* What is needed:
From the first line of the listing below, retype each line up to and including the one with "(0,0) rectangle (500,666);"; pictures stay out.

>> start

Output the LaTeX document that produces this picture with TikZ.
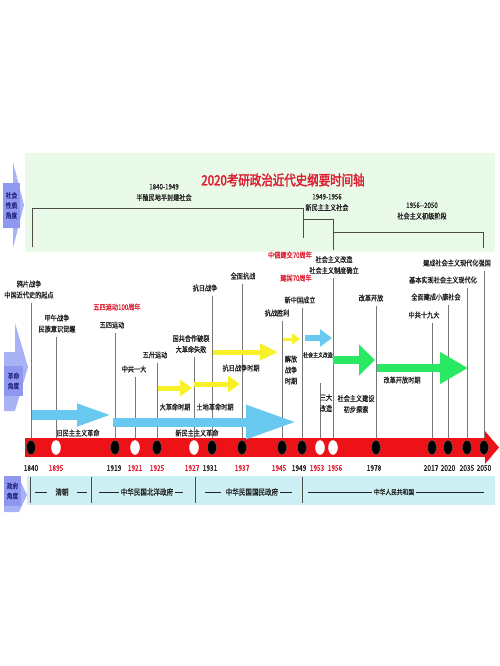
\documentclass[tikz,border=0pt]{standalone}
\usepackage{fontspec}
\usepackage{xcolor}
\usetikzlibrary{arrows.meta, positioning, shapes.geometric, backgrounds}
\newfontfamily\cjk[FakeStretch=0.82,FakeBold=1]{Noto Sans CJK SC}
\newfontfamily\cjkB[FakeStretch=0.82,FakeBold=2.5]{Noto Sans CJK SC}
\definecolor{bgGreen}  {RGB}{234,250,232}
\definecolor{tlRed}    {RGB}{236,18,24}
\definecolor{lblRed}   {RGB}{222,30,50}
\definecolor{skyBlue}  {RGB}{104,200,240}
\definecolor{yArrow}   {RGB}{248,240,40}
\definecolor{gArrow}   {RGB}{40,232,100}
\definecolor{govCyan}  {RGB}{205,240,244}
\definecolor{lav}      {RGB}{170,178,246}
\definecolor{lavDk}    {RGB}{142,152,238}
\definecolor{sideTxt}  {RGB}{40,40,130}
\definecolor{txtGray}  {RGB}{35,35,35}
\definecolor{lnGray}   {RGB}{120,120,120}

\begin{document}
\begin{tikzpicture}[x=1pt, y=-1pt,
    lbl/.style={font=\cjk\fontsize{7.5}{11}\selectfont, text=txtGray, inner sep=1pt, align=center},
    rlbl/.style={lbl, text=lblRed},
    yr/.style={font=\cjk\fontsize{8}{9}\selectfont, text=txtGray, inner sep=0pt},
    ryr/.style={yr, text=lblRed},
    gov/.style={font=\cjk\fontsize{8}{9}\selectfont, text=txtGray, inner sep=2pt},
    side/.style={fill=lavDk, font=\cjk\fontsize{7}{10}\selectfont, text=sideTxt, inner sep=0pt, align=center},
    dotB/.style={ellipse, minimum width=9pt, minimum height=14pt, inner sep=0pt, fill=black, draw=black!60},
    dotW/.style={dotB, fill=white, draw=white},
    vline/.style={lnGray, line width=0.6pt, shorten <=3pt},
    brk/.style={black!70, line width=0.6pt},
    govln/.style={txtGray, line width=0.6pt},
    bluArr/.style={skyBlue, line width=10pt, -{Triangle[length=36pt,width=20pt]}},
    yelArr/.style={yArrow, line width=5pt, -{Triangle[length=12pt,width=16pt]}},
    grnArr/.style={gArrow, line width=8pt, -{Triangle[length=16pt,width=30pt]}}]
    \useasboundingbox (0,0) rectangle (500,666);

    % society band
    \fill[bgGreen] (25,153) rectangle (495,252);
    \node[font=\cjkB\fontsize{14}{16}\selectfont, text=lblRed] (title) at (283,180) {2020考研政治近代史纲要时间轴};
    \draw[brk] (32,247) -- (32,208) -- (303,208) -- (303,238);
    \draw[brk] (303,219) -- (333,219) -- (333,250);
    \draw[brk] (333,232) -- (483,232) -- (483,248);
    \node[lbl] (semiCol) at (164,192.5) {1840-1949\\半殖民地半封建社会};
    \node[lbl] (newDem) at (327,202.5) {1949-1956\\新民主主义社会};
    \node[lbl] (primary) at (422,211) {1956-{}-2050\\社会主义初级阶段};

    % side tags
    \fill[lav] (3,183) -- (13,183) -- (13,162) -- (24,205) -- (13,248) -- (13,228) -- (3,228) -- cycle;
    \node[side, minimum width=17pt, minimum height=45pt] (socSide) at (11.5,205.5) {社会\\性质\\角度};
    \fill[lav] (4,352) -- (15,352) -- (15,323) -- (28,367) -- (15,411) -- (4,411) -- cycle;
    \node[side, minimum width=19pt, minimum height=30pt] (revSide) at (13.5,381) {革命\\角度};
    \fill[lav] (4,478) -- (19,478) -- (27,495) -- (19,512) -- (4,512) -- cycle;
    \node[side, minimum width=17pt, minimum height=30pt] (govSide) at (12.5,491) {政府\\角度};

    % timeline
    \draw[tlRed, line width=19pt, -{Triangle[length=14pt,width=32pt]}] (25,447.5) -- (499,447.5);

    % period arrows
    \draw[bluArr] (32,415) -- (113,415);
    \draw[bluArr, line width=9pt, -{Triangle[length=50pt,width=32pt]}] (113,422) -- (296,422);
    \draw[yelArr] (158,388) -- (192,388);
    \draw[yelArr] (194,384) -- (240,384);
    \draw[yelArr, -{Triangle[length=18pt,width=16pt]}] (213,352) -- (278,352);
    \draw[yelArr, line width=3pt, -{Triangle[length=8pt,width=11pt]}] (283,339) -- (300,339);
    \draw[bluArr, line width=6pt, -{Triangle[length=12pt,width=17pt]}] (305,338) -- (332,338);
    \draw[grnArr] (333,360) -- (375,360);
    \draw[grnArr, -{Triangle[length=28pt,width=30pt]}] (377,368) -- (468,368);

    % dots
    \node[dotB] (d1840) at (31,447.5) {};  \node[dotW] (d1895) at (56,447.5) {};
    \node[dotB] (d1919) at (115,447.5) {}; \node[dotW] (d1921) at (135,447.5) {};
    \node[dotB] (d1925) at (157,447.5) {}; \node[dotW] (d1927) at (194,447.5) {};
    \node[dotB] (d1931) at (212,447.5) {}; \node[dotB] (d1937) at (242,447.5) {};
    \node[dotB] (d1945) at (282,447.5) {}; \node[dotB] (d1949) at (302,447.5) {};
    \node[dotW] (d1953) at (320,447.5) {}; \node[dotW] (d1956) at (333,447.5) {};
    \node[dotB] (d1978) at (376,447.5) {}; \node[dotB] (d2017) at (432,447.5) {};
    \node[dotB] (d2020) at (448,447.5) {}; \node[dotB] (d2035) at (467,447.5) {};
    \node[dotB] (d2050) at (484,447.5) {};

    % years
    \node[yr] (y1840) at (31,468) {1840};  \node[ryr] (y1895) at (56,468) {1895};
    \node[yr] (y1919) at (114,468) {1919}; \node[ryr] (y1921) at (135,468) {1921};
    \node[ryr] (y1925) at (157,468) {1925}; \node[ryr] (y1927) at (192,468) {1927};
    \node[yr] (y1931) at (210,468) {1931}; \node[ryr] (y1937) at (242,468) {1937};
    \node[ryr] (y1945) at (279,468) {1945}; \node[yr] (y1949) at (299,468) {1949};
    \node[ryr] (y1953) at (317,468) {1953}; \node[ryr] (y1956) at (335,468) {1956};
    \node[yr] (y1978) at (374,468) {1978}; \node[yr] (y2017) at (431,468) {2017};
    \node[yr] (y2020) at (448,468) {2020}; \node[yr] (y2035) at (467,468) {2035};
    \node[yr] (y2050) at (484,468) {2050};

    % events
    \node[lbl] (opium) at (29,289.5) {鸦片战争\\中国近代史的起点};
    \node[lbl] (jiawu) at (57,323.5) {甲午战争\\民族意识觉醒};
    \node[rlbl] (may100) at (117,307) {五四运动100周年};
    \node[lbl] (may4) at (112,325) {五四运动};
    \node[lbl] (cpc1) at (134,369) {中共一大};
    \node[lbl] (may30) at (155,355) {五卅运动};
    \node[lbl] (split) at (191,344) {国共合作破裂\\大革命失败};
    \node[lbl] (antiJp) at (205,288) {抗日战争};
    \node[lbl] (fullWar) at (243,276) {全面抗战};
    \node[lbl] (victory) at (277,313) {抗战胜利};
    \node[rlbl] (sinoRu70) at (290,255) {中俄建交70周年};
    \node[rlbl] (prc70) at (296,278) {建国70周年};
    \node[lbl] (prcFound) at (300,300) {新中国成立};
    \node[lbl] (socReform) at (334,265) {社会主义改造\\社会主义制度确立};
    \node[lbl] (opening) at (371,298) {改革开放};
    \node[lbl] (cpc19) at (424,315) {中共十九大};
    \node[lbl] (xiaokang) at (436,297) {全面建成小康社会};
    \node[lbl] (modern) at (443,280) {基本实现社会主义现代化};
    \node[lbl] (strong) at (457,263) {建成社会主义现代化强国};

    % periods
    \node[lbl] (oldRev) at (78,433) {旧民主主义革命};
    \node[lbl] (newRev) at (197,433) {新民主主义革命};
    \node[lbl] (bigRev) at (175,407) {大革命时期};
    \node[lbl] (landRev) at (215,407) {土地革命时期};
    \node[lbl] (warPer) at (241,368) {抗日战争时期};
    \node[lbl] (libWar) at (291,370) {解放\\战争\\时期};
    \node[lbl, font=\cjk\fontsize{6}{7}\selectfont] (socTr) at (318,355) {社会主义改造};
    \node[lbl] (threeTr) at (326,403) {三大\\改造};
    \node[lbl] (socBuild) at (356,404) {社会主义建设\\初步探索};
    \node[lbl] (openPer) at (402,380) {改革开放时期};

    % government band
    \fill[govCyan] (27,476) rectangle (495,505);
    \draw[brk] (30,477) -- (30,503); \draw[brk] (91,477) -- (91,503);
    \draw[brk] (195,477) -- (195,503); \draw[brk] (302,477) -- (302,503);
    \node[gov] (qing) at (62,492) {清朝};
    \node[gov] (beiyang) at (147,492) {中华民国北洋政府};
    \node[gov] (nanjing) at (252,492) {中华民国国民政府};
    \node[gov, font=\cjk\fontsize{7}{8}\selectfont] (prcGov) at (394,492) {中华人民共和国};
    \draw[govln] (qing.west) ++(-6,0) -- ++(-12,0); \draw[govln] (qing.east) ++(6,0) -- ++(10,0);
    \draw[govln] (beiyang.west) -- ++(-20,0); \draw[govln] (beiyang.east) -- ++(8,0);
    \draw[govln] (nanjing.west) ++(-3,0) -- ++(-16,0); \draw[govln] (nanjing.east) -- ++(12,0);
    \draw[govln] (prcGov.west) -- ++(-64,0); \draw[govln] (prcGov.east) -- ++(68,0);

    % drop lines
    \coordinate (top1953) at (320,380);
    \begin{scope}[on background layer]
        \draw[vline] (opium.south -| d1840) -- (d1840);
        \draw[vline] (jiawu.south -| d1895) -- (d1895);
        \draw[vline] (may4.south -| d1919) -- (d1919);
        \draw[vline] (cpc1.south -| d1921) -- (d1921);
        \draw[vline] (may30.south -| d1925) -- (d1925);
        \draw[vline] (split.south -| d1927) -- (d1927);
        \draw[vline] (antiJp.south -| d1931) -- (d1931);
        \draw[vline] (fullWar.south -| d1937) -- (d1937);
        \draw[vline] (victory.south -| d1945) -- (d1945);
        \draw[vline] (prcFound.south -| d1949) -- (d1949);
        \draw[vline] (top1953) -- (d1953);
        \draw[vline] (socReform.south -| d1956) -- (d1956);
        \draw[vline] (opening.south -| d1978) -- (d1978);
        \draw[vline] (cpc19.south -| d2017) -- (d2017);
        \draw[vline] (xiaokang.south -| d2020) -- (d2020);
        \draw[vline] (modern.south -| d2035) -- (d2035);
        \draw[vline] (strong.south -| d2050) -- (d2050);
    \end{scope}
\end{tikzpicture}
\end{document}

>> end

* Response to this task:
Output the LaTeX document that produces this picture with TikZ.
\documentclass[tikz,border=0pt]{standalone}
\usepackage{fontspec}
\usepackage{xcolor}
\usetikzlibrary{arrows.meta, positioning, shapes.geometric, backgrounds}
\newfontfamily\cjk[FakeStretch=0.82,FakeBold=1]{Noto Sans CJK SC}
\newfontfamily\cjkB[FakeStretch=0.82,FakeBold=2.5]{Noto Sans CJK SC}
\definecolor{bgGreen}  {RGB}{234,250,232}
\definecolor{tlRed}    {RGB}{236,18,24}
\definecolor{lblRed}   {RGB}{222,30,50}
\definecolor{skyBlue}  {RGB}{104,200,240}
\definecolor{yArrow}   {RGB}{248,240,40}
\definecolor{gArrow}   {RGB}{40,232,100}
\definecolor{govCyan}  {RGB}{205,240,244}
\definecolor{lav}      {RGB}{170,178,246}
\definecolor{lavDk}    {RGB}{142,152,238}
\definecolor{sideTxt}  {RGB}{40,40,130}
\definecolor{txtGray}  {RGB}{35,35,35}
\definecolor{lnGray}   {RGB}{120,120,120}

\begin{document}
\begin{tikzpicture}[x=1pt, y=-1pt,
    lbl/.style={font=\cjk\fontsize{7.5}{11}\selectfont, text=txtGray, inner sep=1pt, align=center},
    rlbl/.style={lbl, text=lblRed},
    yr/.style={font=\cjk\fontsize{8}{9}\selectfont, text=txtGray, inner sep=0pt},
    ryr/.style={yr, text=lblRed},
    gov/.style={font=\cjk\fontsize{8}{9}\selectfont, text=txtGray, inner sep=2pt},
    side/.style={fill=lavDk, font=\cjk\fontsize{7}{10}\selectfont, text=sideTxt, inner sep=0pt, align=center},
    dotB/.style={ellipse, minimum width=9pt, minimum height=14pt, inner sep=0pt, fill=black, draw=black!60},
    dotW/.style={dotB, fill=white, draw=white},
    vline/.style={lnGray, line width=0.6pt, shorten <=3pt},
    brk/.style={black!70, line width=0.6pt},
    govln/.style={txtGray, line width=0.6pt},
    bluArr/.style={skyBlue, line width=10pt, -{Triangle[length=36pt,width=20pt]}},
    yelArr/.style={yArrow, line width=5pt, -{Triangle[length=12pt,width=16pt]}},
    grnArr/.style={gArrow, line width=8pt, -{Triangle[length=16pt,width=30pt]}}]
    \useasboundingbox (0,0) rectangle (500,666);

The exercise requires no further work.